== INSTRUCTION ==
Both the line containing "Write a Python" and the line containing "phenix_err_minus = [0.53e-3, 0.65e-3, 0.35e-3, 0.78e-3, 0.83e-3]" are to be reproduced exactly, along with every line between them, and nothing more.

== GIVEN INFORMATION ==
———

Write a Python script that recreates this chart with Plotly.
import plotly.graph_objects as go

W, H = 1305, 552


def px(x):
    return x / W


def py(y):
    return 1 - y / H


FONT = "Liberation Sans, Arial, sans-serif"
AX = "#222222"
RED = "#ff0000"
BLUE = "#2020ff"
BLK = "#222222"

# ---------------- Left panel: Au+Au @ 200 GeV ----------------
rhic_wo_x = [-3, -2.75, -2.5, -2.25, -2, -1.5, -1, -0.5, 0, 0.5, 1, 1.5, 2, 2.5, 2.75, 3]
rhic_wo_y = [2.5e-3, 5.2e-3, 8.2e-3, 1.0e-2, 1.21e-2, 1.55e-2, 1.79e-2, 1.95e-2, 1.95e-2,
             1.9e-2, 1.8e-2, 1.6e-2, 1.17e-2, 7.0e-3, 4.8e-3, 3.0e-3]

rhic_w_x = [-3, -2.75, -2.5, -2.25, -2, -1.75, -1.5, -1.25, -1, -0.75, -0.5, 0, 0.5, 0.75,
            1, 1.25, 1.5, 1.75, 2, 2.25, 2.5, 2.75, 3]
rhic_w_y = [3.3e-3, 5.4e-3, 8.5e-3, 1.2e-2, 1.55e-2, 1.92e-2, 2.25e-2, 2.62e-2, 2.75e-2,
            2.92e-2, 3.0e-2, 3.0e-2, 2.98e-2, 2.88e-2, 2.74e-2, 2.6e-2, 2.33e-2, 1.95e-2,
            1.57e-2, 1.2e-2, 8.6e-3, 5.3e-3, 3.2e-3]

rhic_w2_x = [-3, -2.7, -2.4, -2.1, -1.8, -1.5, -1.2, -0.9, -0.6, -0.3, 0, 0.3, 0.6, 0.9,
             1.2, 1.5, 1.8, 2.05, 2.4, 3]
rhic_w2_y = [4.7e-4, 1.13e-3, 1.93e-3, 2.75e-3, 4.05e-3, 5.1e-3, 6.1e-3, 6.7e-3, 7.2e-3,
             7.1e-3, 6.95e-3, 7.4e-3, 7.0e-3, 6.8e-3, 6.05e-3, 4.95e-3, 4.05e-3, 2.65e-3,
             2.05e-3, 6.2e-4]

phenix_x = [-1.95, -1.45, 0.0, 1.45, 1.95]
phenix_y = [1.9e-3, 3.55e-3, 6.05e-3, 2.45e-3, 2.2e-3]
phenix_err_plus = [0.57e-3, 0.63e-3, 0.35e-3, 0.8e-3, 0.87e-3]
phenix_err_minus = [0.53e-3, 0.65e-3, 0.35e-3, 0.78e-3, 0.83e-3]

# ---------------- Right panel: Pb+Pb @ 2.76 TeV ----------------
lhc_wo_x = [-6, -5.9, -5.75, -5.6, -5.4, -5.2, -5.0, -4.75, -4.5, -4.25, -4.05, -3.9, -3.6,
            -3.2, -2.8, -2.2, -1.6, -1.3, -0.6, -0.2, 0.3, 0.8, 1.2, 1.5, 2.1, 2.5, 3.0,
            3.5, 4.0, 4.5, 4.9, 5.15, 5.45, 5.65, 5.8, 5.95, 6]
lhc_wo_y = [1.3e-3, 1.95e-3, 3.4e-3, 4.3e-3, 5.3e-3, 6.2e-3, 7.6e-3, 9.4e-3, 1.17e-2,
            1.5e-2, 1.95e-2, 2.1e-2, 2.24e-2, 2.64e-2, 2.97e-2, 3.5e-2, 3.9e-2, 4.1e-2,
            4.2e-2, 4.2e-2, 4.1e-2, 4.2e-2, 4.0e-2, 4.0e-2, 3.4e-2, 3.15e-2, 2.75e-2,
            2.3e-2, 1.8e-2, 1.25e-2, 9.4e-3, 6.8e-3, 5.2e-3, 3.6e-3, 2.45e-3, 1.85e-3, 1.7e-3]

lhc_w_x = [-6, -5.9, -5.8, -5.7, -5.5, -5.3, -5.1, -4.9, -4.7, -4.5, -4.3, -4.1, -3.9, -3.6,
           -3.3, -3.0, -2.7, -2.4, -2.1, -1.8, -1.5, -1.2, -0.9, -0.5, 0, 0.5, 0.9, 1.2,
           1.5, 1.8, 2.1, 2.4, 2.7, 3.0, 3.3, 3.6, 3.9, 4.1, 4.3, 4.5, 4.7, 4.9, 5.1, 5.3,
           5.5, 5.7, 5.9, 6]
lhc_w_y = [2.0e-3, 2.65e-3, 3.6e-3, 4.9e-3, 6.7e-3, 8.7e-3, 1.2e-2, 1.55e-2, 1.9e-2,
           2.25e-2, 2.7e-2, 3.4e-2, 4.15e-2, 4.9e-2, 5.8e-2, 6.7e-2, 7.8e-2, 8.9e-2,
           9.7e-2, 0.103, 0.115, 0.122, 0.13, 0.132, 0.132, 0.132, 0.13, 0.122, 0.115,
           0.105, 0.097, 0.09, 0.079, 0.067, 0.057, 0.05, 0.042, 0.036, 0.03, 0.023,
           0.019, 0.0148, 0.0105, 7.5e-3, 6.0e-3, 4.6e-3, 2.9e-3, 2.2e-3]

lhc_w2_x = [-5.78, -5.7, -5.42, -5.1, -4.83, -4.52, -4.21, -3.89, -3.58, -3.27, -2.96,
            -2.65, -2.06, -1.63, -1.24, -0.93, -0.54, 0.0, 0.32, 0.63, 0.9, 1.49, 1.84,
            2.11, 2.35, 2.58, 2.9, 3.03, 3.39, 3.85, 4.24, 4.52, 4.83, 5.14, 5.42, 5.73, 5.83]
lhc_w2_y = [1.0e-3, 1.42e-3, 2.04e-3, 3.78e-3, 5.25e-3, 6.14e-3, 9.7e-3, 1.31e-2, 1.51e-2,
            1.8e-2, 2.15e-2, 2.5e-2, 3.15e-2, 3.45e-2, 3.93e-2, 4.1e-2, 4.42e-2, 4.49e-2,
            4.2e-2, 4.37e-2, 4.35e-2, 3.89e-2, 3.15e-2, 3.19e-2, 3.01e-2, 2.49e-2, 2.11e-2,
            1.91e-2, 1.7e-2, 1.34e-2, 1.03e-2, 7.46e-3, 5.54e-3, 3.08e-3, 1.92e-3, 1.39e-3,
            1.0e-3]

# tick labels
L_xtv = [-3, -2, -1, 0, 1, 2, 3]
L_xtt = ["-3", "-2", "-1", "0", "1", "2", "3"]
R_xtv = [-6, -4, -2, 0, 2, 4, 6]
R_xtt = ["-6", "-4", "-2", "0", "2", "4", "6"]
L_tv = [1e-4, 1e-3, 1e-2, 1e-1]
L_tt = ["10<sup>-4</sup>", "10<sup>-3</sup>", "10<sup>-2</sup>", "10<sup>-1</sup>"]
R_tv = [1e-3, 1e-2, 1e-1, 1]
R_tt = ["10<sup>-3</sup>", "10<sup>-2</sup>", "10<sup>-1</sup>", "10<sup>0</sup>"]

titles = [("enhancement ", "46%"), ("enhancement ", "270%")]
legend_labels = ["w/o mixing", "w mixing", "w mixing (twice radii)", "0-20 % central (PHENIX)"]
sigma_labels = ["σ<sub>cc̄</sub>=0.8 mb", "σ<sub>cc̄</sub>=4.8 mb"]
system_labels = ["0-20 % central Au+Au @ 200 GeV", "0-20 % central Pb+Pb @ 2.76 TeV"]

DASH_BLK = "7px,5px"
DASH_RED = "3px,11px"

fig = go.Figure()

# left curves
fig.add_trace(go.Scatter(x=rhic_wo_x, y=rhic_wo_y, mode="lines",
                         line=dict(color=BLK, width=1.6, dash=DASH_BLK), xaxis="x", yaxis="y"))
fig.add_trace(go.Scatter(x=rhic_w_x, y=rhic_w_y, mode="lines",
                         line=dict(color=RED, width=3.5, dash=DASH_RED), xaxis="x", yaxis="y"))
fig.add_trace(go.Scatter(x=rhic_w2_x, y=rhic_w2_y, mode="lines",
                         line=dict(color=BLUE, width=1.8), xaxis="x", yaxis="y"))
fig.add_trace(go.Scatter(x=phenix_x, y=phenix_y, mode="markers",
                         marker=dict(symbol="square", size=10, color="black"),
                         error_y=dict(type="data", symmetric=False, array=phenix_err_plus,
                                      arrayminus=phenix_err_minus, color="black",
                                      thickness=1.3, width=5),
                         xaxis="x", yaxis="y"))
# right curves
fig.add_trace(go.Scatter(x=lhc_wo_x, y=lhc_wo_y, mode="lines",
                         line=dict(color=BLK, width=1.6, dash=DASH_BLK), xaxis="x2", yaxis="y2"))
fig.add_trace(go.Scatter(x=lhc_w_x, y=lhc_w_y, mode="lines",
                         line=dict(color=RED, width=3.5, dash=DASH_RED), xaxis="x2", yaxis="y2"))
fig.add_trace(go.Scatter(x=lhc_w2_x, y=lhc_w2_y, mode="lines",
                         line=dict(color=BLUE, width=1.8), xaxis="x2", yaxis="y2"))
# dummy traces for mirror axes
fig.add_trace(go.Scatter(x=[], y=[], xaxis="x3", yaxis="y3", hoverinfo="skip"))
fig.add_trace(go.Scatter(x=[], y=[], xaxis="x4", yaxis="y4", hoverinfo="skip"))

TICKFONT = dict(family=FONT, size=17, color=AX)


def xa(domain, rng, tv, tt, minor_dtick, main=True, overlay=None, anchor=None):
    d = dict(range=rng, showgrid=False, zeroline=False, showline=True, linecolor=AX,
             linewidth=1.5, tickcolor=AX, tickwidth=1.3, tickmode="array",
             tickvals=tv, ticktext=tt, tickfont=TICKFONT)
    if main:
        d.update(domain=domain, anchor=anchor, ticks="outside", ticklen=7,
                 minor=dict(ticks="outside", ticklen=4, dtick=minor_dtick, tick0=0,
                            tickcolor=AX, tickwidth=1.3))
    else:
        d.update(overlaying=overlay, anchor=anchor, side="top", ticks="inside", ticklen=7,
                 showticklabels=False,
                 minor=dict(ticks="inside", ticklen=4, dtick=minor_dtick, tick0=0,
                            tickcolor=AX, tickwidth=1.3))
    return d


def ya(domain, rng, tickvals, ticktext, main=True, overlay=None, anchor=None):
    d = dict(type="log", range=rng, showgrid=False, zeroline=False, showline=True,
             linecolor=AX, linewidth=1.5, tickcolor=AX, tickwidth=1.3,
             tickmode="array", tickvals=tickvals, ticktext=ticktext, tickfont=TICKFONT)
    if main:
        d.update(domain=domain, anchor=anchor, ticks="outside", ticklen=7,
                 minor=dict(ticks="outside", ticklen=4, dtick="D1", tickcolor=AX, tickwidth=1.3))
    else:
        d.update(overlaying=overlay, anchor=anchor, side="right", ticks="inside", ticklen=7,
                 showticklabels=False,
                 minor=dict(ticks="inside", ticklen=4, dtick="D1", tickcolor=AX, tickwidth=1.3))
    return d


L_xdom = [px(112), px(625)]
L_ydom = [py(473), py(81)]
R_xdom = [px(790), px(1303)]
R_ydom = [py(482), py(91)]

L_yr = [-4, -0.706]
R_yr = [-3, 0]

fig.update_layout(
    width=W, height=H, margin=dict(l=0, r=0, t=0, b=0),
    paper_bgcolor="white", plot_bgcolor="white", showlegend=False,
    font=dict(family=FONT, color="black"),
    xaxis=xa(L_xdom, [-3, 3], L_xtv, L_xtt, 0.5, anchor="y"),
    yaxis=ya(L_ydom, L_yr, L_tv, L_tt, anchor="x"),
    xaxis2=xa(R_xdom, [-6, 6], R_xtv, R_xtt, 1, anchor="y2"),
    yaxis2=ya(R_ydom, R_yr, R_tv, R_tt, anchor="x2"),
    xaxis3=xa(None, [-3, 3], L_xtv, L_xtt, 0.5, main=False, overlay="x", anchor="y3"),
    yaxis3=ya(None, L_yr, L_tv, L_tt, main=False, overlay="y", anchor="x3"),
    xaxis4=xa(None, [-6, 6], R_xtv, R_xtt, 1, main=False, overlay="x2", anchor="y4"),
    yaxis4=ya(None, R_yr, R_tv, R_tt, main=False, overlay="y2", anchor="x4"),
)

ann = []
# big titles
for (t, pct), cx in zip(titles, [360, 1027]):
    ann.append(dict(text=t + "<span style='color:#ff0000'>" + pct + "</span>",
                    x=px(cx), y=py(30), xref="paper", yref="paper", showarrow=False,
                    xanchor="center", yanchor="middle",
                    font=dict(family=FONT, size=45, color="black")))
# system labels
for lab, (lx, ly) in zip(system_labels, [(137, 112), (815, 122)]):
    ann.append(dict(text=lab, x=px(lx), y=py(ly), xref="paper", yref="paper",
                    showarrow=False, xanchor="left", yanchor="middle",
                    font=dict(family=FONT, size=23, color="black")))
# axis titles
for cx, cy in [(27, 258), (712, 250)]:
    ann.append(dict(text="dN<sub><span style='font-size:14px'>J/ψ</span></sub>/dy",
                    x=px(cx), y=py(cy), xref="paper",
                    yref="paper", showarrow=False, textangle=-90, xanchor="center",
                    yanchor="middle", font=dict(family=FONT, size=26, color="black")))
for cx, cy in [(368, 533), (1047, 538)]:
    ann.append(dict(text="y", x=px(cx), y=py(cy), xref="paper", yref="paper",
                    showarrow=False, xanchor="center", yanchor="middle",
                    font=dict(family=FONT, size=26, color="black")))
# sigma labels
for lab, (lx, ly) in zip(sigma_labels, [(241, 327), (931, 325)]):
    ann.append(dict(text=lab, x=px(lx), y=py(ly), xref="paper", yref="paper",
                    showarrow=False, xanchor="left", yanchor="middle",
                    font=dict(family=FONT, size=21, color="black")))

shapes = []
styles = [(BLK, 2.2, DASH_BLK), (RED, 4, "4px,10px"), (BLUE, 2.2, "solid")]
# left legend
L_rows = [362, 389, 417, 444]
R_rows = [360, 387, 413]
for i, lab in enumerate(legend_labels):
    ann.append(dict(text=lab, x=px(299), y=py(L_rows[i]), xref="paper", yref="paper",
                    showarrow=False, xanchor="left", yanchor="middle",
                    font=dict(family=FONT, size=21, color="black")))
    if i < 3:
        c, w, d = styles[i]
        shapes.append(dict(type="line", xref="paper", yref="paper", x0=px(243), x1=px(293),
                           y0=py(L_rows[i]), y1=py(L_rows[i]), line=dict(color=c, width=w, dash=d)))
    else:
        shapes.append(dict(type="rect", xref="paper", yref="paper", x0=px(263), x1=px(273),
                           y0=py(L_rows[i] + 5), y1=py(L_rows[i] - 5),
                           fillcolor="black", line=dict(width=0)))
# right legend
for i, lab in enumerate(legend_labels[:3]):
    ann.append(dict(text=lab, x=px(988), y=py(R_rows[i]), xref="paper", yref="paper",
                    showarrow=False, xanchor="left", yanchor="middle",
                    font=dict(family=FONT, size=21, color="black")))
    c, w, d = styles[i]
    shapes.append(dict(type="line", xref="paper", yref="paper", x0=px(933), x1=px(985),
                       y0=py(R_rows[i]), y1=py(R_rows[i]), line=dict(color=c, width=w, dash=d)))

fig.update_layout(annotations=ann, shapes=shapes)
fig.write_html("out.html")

———

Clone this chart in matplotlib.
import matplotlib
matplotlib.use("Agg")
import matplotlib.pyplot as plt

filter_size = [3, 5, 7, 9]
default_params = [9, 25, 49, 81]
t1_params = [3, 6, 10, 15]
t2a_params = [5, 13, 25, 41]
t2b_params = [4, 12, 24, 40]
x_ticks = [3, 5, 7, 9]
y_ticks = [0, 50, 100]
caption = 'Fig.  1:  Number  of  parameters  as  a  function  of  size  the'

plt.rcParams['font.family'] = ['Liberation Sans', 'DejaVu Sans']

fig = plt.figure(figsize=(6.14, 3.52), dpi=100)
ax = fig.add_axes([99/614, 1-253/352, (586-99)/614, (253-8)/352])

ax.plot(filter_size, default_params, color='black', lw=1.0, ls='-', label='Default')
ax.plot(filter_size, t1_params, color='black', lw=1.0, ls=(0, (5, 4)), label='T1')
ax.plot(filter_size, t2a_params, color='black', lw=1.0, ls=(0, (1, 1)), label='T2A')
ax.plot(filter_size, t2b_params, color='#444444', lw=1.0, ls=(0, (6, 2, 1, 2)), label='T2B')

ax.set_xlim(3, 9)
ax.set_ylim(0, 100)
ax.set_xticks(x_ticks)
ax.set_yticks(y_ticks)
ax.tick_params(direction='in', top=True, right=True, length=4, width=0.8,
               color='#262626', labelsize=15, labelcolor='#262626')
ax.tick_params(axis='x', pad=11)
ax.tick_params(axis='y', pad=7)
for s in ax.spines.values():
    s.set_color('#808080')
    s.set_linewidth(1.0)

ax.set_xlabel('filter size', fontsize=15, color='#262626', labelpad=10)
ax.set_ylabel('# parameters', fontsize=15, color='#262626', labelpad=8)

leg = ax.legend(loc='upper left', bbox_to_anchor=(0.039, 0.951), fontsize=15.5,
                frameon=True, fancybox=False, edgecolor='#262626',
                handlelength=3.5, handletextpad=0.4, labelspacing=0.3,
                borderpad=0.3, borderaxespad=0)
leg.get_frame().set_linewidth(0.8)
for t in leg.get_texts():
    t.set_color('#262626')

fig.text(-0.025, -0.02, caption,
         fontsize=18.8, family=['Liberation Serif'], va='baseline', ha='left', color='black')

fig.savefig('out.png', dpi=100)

———

== SOLUTION FOR THIS EXERCISE ==
Write a Python script that recreates this chart with Plotly.
import plotly.graph_objects as go

W, H = 1305, 552


def px(x):
    return x / W


def py(y):
    return 1 - y / H


FONT = "Liberation Sans, Arial, sans-serif"
AX = "#222222"
RED = "#ff0000"
BLUE = "#2020ff"
BLK = "#222222"

# ---------------- Left panel: Au+Au @ 200 GeV ----------------
rhic_wo_x = [-3, -2.75, -2.5, -2.25, -2, -1.5, -1, -0.5, 0, 0.5, 1, 1.5, 2, 2.5, 2.75, 3]
rhic_wo_y = [2.5e-3, 5.2e-3, 8.2e-3, 1.0e-2, 1.21e-2, 1.55e-2, 1.79e-2, 1.95e-2, 1.95e-2,
             1.9e-2, 1.8e-2, 1.6e-2, 1.17e-2, 7.0e-3, 4.8e-3, 3.0e-3]

rhic_w_x = [-3, -2.75, -2.5, -2.25, -2, -1.75, -1.5, -1.25, -1, -0.75, -0.5, 0, 0.5, 0.75,
            1, 1.25, 1.5, 1.75, 2, 2.25, 2.5, 2.75, 3]
rhic_w_y = [3.3e-3, 5.4e-3, 8.5e-3, 1.2e-2, 1.55e-2, 1.92e-2, 2.25e-2, 2.62e-2, 2.75e-2,
            2.92e-2, 3.0e-2, 3.0e-2, 2.98e-2, 2.88e-2, 2.74e-2, 2.6e-2, 2.33e-2, 1.95e-2,
            1.57e-2, 1.2e-2, 8.6e-3, 5.3e-3, 3.2e-3]

rhic_w2_x = [-3, -2.7, -2.4, -2.1, -1.8, -1.5, -1.2, -0.9, -0.6, -0.3, 0, 0.3, 0.6, 0.9,
             1.2, 1.5, 1.8, 2.05, 2.4, 3]
rhic_w2_y = [4.7e-4, 1.13e-3, 1.93e-3, 2.75e-3, 4.05e-3, 5.1e-3, 6.1e-3, 6.7e-3, 7.2e-3,
             7.1e-3, 6.95e-3, 7.4e-3, 7.0e-3, 6.8e-3, 6.05e-3, 4.95e-3, 4.05e-3, 2.65e-3,
             2.05e-3, 6.2e-4]

phenix_x = [-1.95, -1.45, 0.0, 1.45, 1.95]
phenix_y = [1.9e-3, 3.55e-3, 6.05e-3, 2.45e-3, 2.2e-3]
phenix_err_plus = [0.57e-3, 0.63e-3, 0.35e-3, 0.8e-3, 0.87e-3]
phenix_err_minus = [0.53e-3, 0.65e-3, 0.35e-3, 0.78e-3, 0.83e-3]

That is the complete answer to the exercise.